一个模型的好坏,在于对数据的处理,即对数据特征的处理。下面是一些数据特征处理技巧,主要是GBDT方面的。
文章来源:https://www.kaggle.com/c/ieee-fraud-detection/discussion/108575
NAN 处理
If you give np.nan to LGBM, then at each tree node split, it will split the non-NAN values and then send all the NANs to either the left child or right child depending on what’s best. Therefore NANs get special treatment at every node and can become overfit. By simply converting all NAN to a negative number lower than all non-NAN values (such as - 999),
df[col].fillna(-999, inplace=True)
then LGBM will no longer overprocess NAN. Instead it will give it the same attention as other numbers. Try both ways and see which gives the highest CV.

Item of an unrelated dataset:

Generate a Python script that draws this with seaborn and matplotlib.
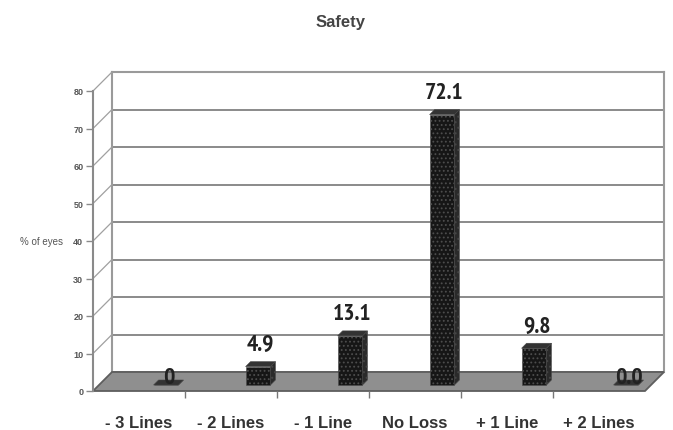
import numpy as np
import pandas as pd
import seaborn as sns
import matplotlib
matplotlib.use("Agg")
import matplotlib.pyplot as plt
from matplotlib import font_manager
from matplotlib.font_manager import FontProperties
from matplotlib.transforms import ScaledTranslation, IdentityTransform
from matplotlib.patches import Polygon
from matplotlib.lines import Line2D

# ---- data ----
categories = ["- 3 Lines", "- 2 Lines", "- 1 Line", "No Loss", "+ 1 Line", "+ 2 Lines"]
values = [0, 4.9, 13.1, 72.1, 9.8, 0.0]
value_labels = ["0", "4.9", "13.1", "72.1", "9.8", "0.0"]
y_ticks = [0, 10, 20, 30, 40, 50, 60, 70, 80]
title = "Safety"
y_label = "% of eyes"

sns.set_style("white")
plt.rcParams['font.family'] = ['Liberation Sans', 'DejaVu Sans']
plt.rcParams['hatch.linewidth'] = 0.8


def _wt(w):
    if isinstance(w, (int, float)):
        return w
    return font_manager.weight_dict.get(str(w), 400)


def pick_condensed():
    best = None
    for f in font_manager.fontManager.ttflist:
        nm = f.name
        if 'CJK' in nm or 'Mono' in nm or 'Serif' in nm:
            continue
        if f.style != 'normal' or _wt(f.weight) < 600 or _wt(f.weight) > 800:
            continue
        if 'Narrow' in nm:
            score = 0
        elif f.stretch == 'condensed' or ('Condensed' in nm and 'Semi' not in nm and 'Extra' not in nm):
            score = 1
        elif f.stretch == 'semi-condensed' or 'SemiCondensed' in nm:
            score = 2
        else:
            continue
        if best is None or score < best[0]:
            best = (score, f.fname)
    return best


cond = pick_condensed()
if cond is not None:
    val_fp = FontProperties(fname=cond[1], size=17)
else:
    val_fp = FontProperties(family=['Liberation Sans', 'DejaVu Sans'], weight='bold', size=14)

W, H = 673, 431
fig = plt.figure(figsize=(W / 100, H / 100), dpi=100)

# geometry (pixels)
FX0, FX1, FY0 = 93, 645, H - 392       # front plane
DEPTH = 19                              # wall depth offset
PLOT_H = 300

# back wall axes
axb = fig.add_axes([(FX0 + DEPTH) / W, (FY0 + DEPTH) / H, (FX1 - FX0) / W, PLOT_H / H])
axb.set_xlim(-0.5, len(categories) - 0.5)
axb.set_ylim(0, 80)
axb.set_yticks(y_ticks)
axb.set_xticks([])
axb.tick_params(left=False, labelleft=False, bottom=False, labelbottom=False)
axb.grid(axis='y', color='#8a8a8a', lw=1.4)
axb.set_facecolor('white')
for s in ['top', 'left', 'right']:
    axb.spines[s].set_color('#9a9a9a')
    axb.spines[s].set_linewidth(1.5)
axb.spines['bottom'].set_visible(False)
axb.set_zorder(0)

# front axes
ax = fig.add_axes([FX0 / W, FY0 / H, (FX1 - FX0) / W, PLOT_H / H])
ax.set_zorder(1)
ax.patch.set_alpha(0)
ax.set_xlim(-0.5, len(categories) - 0.5)
ax.set_ylim(0, 80)

df = pd.DataFrame({"cat": categories, "val": values})
sns.barplot(data=df, x="cat", y="val", order=categories, ax=ax, width=0.27,
            color='#161616', edgecolor='#4d4d4d', linewidth=0.4, saturation=1)
ax.set_xlim(-0.5, len(categories) - 0.5)
ax.set_ylim(0, 80)
ax.set_xlabel("")
ax.set_ylabel("")

ident = IdentityTransform()


def disp(x, y):
    return ax.transData.transform((x, y))


# floor
fl = disp(-0.5, 0)
fr = disp(len(categories) - 0.5, 0)
floor = Polygon([fl, fr, fr + DEPTH, fl + DEPTH], closed=True, transform=ident,
                facecolor='#8f8f8f', edgecolor='#5e5e5e', lw=1.3, zorder=0.5, clip_on=False)
ax.add_artist(floor)

# left wall diagonals
for t in y_ticks[1:]:
    p = disp(-0.5, t)
    ax.add_artist(Line2D([p[0], p[0] + DEPTH], [p[1], p[1] + DEPTH], transform=ident,
                         color='#a0a0a0', lw=0.9, clip_on=False, zorder=0.4))

# bars: shift into the depth and add 3D faces
BDX, BDY, BD = 27, 6, 5
off = ScaledTranslation(BDX / 100, BDY / 100, fig.dpi_scale_trans)
for i, p in enumerate(ax.patches[:len(values)]):
    p.set_transform(ax.transData + off)
    p.set_hatch('....')
    p.set_zorder(3)
    p.set_clip_on(False)
    x0, w, h = p.get_x(), p.get_width(), p.get_height()
    a = disp(x0, 0) + np.array([BDX, BDY])
    b = disp(x0 + w, h) + np.array([BDX, BDY])
    side = Polygon([(b[0], a[1]), (b[0] + BD, a[1] + BD), (b[0] + BD, b[1] + BD), (b[0], b[1])],
                   transform=ident, facecolor='#2a2a2a', edgecolor='#444', lw=0.4,
                   zorder=3, clip_on=False, hatch='...')
    top = Polygon([(a[0], b[1]), (a[0] + BD, b[1] + BD), (b[0] + BD, b[1] + BD), (b[0], b[1])],
                  transform=ident, facecolor='#333333', edgecolor='#444', lw=0.4,
                  zorder=3, clip_on=False)
    ax.add_artist(side)
    ax.add_artist(top)
    offs = 17 if values[i] > 0 else 2
    ax.text((a[0] + b[0]) / 2 + BD / 2, b[1] + BD + offs, value_labels[i], transform=ident,
            ha='center', va='center', fontproperties=val_fp, color='#222222', zorder=4)

# axes styling
for s in ['top', 'right', 'bottom']:
    ax.spines[s].set_visible(False)
ax.spines['left'].set_color('#8a8a8a')
ax.spines['left'].set_linewidth(1.5)
ax.set_yticks(y_ticks)
ax.set_yticklabels([str(t) for t in y_ticks])
ax.tick_params(axis='y', length=5, width=1, color='#8a8a8a', labelsize=6.5,
               labelcolor='#555555', pad=2, left=True)
for lab in ax.get_yticklabels():
    lab.set_fontweight('bold')
ax.set_xticks(range(len(categories)))
ax.set_xticklabels(categories)
ax.tick_params(axis='x', length=0, pad=17, labelsize=12, labelcolor='#333333')
for lab in ax.get_xticklabels():
    lab.set_fontweight('bold')
ax.set_xticks([i + 0.5 for i in range(len(categories) - 1)], minor=True)
ax.tick_params(axis='x', which='minor', length=5, width=1, color='#777777', bottom=True)

fig.text(341 / W, 1 - 22 / H, title, ha='center', va='center', fontsize=12,
         fontweight='bold', color='#444444')
fig.text(42 / W, 1 - 242 / H, y_label, ha='center', va='center', fontsize=7,
         color='#555555')

fig.savefig('out.png', dpi=100)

减少内存使用:Label Encode/ Factorize/ Memory reduction
df[col],_ = df[col].factorize()
if df[col].max()<128: df[col] = df[col].astype(‘int8’)
elif df[col].max()<32768: df[col] = df[col].astype(‘int16’)

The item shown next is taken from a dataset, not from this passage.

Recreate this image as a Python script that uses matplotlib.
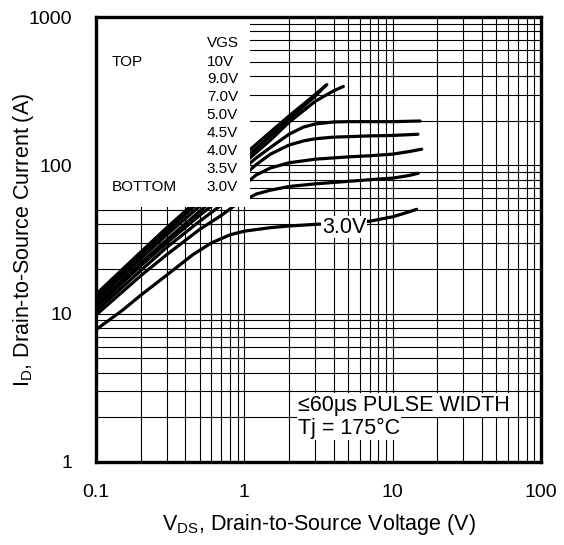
import matplotlib
matplotlib.use('Agg')
import matplotlib.pyplot as plt
from matplotlib.patches import Rectangle

plt.rcParams['font.family'] = ['Liberation Sans', 'DejaVu Sans']

# typical output characteristics, Tj = 175C
vds_10v = [0.1, 0.2, 0.3, 0.5, 0.7, 1.0, 1.5, 2.0, 3.0, 3.6]
id_10v = [13.5, 26, 38, 60, 83, 118, 168, 215, 300, 350]

vds_9v = [0.1, 0.2, 0.3, 0.5, 0.7, 1.0, 1.5, 2.0, 3.0, 3.5]
id_9v = [12.8, 25, 36, 57, 78, 110, 158, 205, 292, 342]

vds_7v = [0.1, 0.2, 0.3, 0.5, 0.7, 1.0, 1.5, 2.0, 3.0, 4.0, 4.65]
id_7v = [12.2, 23.5, 34, 53, 72, 104, 148, 195, 270, 318, 340]

vds_5v = [0.1, 0.2, 0.3, 0.5, 0.7, 1.0, 1.2, 1.5, 2.0, 2.5, 3.0, 4.0, 5.0, 7.0, 10.0, 15.3]
id_5v = [11.5, 22, 31.5, 49, 65, 96, 112, 132, 162, 181, 190, 196, 197, 197, 197, 199]

vds_4v5 = [0.1, 0.2, 0.3, 0.5, 0.7, 1.0, 1.2, 1.5, 2.0, 2.5, 3.0, 4.0, 5.0, 7.0, 10.0, 14.8]
id_4v5 = [11.0, 21, 30, 46, 60, 86, 101, 119, 137, 146, 151, 155, 156, 158, 159, 162]

vds_4v = [0.1, 0.2, 0.3, 0.5, 0.7, 1.0, 1.2, 1.5, 2.0, 3.0, 5.0, 7.0, 10.0, 13.0, 15.7]
id_4v = [10.4, 19.5, 28, 42, 54, 74, 86, 96, 104, 110, 114, 116, 119, 124, 128.5]

vds_3v5 = [0.1, 0.2, 0.3, 0.5, 0.7, 0.85, 1.0, 1.2, 1.5, 2.0, 3.0, 5.0, 7.0, 10.0, 13.0, 14.9]
id_3v5 = [9.8, 18, 25, 37, 46, 53, 58, 64, 68, 72, 75, 78, 80, 82, 85.5, 88.5]

vds_3v = [0.1, 0.15, 0.2, 0.3, 0.45, 0.6, 0.8, 1.0, 1.5, 2.0, 3.0, 5.0, 7.0, 10.0, 12.0, 14.5]
id_3v = [7.8, 10.5, 13.3, 18.2, 25, 30, 34, 36, 38, 39, 40, 41, 42, 45, 47.5, 50.5]

curves = [(vds_10v, id_10v), (vds_9v, id_9v), (vds_7v, id_7v), (vds_5v, id_5v),
          (vds_4v5, id_4v5), (vds_4v, id_4v), (vds_3v5, id_3v5), (vds_3v, id_3v)]

vgs_labels = ['10V', '9.0V', '7.0V', '5.0V', '4.5V', '4.0V', '3.5V', '3.0V']

x_ticks = [0.1, 1, 10, 100]
x_tick_labels = ['0.1', '1', '10', '100']
y_ticks = [1, 10, 100, 1000]
y_tick_labels = ['1', '10', '100', '1000']

fig = plt.figure(figsize=(5.64, 5.45), dpi=100)
ax = fig.add_axes([96 / 564, 83 / 545, 445 / 564, 445 / 545])

for vds, cur in curves:
    ax.plot(vds, cur, color='black', lw=2.3, solid_capstyle='round', zorder=2)

ax.set_xscale('log')
ax.set_yscale('log')
ax.set_xlim(0.1, 100)
ax.set_ylim(1, 1000)
ax.set_xticks(x_ticks, labels=x_tick_labels)
ax.set_yticks(y_ticks, labels=y_tick_labels)
ax.grid(True, which='both', color='black', lw=0.8)
ax.set_axisbelow(True)
ax.tick_params(which='both', length=0, labelsize=14)
ax.tick_params(axis='x', pad=16)
ax.tick_params(axis='y', pad=17)

for sp in ax.spines.values():
    sp.set_linewidth(2.4)
    sp.set_zorder(6)

# white legend block in the top-left corner
ax.add_patch(Rectangle((0, 0.574), 0.346, 0.426, transform=ax.transAxes,
                       facecolor='white', edgecolor='none', zorder=4))
ax.text(0.035, 0.900, 'TOP', transform=ax.transAxes, fontsize=11, va='center', zorder=5)
ax.text(0.035, 0.619, 'BOTTOM', transform=ax.transAxes, fontsize=11, va='center', zorder=5)
ax.text(0.249, 0.942, 'VGS', transform=ax.transAxes, fontsize=11, va='center', zorder=5)
for i, lab in enumerate(vgs_labels):
    ax.text(0.249, 0.900 - i * 0.0402, lab, transform=ax.transAxes, fontsize=11,
            va='center', zorder=5)

ax.text(4.7, 38.3, '3.0V', fontsize=15.5, ha='center', va='center', zorder=5,
        bbox=dict(facecolor='white', edgecolor='none', pad=0.5))

ax.text(0.454, 0.128, '\u226460\u03bcs PULSE WIDTH', transform=ax.transAxes, fontsize=15.5,
        va='center', zorder=5, bbox=dict(facecolor='white', edgecolor='none', pad=1))
ax.text(0.454, 0.076, 'Tj = 175\u00b0C', transform=ax.transAxes, fontsize=15.5,
        va='center', zorder=5, bbox=dict(facecolor='white', edgecolor='none', pad=1))

ax.set_xlabel(r'V$_\mathregular{DS}$, Drain-to-Source Voltage (V)', fontsize=15.5)
ax.set_ylabel(r'I$_\mathregular{D}$, Drain-to-Source Current (A)', fontsize=15.5)
ax.xaxis.set_label_coords(0.5, -0.112)
ax.yaxis.set_label_coords(-0.135, 0.5)

fig.savefig('out.png', dpi=100)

else: df[col].astype(‘int32’)
for col in df.columns:
if df[col].dtype==‘float64’: df[col] = df[col].astype(‘float32’)
if df[col].dtype==‘int64’: df[col] = df[col].astype(‘int32’)
Categorical Features处理
With categorical variables, you have the choice of telling LGBM that they are categorical or you can tell LGBM to treat it as numerical (if you label encode it first). Either way, LGBM can extract the category classes. Try both ways and see which gives the highest CV. After label encoding do the following for category or leave it as int for numeric
df[col] = df[col].astype(‘category’)
分割
A single (string or numeric) column can be made into two columns by splitting. For example a string column id_30 such as “Mac OS X 10_9_5” can be split into Operating System “Mac OS X” and Version “10_9_5”. Or for example number column TransactionAmt “1230.45” can be split into Dollars “1230” and Cents “45”. LGBM cannot see these pieces on its own, you need to split them.
列组合及列间加减乘除Combining / Transforming / Interaction
Two (string or numeric) columns can be combined into one column. For example card1 and card2 can become a new column with
df[‘uid’] = df[‘card1’].astype(str)+’_’+df[‘card2’].astype(str)
This helps LGBM because by themselves card1 and card2 may not correlate with target and therefore LGBM won’t split them at a tree node. But the interaction uid = card1_card2 may correlate with target and now LGBM will split it. Numeric columns can combined with adding, subtracting, multiplying, etc. A numeric example is
df[‘x1_x2’] = df[‘x1’] * df[‘x2’]
均值、统计等Frequency Encoding
Frequency encoding is a powerful technique that allows LGBM to see whether column values are rare or common. For example, if you want LGBM to “see” which credit cards are used infrequently, try
temp = df[‘card1’].value_counts().to_dict()
df[‘card1_counts’] = df[‘card1’].map(temp)
Aggregations / Group Statistics
Providing LGBM with group statistics allows LGBM to determine if a value is common or rare for a particular group. You calculate group statistics by providing pandas with 3 variables. You give it the group, variable of interest, and type of statistic. For example,
temp = df.groupby(‘card1’)[‘TransactionAmt’].agg([‘mean’])
.rename({‘mean’:‘TransactionAmt_card1_mean’},axis=1)
df = pd.merge(df,temp,on=‘card1’,how=‘left’)
The feature here adds to each row what the average TransactionAmt is for that row’s card1 group. Therefore LGBM can now tell if a row has an abnormal TransactionAmt for their card1 group.
归一化Normalize / Standardize
You can normalize columns against themselves. For example
df[col] = ( df[col]-df[col].mean() ) / df[col].std()
Or you can normalize one column against another column. For example if you create a Group Statistic (described above) indicating the mean value for D3 each week. Then you can remove time dependence by
df[‘D3_remove_time’] = df[‘D3’] - df[‘D3_week_mean’]
The new variable D3_remove_time no longer increases as we advance in time because we have normalized it against the affects of time.
异常值处理等Outlier Removal / Relax / Smooth / PCA
Normally you want to remove anomalies from your data because they confuse your models. However in this competition, we want to find anomalies so use smoothing techniques carefully. The idea behind these methods is to determine and remove uncommon values. For example, by using frequency encoding of a variable, you can remove all values that appear less than 0.1% by replacing them with a new value like -9999 (note that you should use a different value than what you used for NAN).